Data entries -
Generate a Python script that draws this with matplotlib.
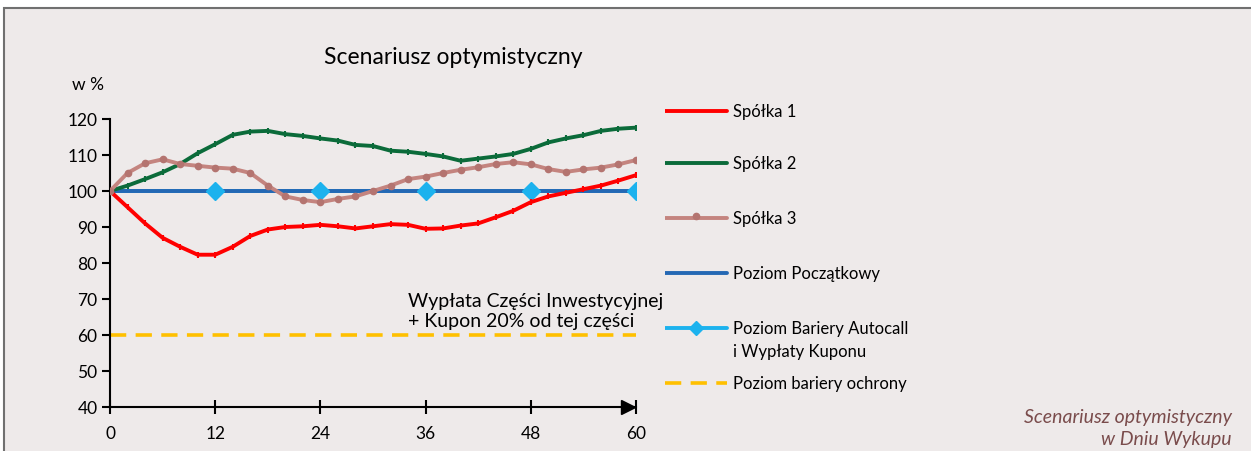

--

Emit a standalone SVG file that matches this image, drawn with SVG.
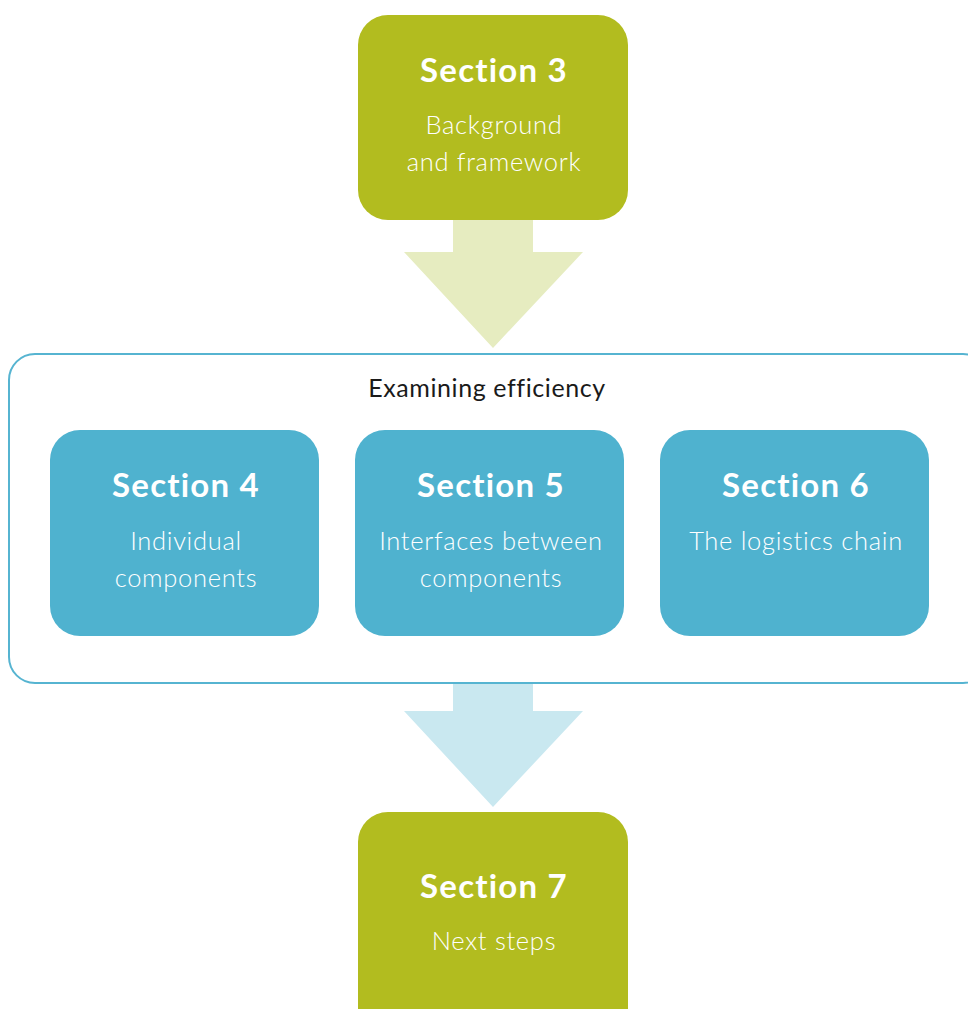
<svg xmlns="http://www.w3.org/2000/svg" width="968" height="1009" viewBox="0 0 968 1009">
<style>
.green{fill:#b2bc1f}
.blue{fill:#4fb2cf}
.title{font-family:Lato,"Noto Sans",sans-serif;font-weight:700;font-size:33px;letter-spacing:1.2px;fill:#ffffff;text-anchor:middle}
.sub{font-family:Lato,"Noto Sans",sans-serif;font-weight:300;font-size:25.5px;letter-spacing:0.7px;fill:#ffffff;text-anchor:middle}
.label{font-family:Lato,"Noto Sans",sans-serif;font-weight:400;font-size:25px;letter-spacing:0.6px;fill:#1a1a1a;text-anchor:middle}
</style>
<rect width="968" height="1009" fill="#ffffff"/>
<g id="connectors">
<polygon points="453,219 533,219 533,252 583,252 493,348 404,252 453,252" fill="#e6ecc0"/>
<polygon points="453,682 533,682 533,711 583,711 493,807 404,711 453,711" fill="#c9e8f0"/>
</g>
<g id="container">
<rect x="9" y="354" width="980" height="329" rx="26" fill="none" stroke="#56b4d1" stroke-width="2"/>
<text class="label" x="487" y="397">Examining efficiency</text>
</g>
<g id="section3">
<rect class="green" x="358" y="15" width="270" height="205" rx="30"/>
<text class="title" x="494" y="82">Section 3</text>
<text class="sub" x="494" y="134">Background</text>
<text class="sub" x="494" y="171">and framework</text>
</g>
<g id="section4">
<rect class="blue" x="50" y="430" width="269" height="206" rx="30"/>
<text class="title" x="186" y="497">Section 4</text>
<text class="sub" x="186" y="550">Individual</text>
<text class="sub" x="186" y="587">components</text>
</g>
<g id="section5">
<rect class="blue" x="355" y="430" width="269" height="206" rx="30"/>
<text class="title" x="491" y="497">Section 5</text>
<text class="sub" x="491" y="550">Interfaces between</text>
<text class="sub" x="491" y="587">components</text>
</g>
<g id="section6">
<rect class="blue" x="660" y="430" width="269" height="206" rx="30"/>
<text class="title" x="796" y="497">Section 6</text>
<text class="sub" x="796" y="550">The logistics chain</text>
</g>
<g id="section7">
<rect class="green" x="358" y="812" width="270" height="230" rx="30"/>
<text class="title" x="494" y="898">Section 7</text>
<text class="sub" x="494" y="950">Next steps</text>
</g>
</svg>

Exercise details -
Search the data above for the string "this" and copy each line that has it.

Output of the exercise -
Generate a Python script that draws this with matplotlib.
Emit a standalone SVG file that matches this image, drawn with SVG.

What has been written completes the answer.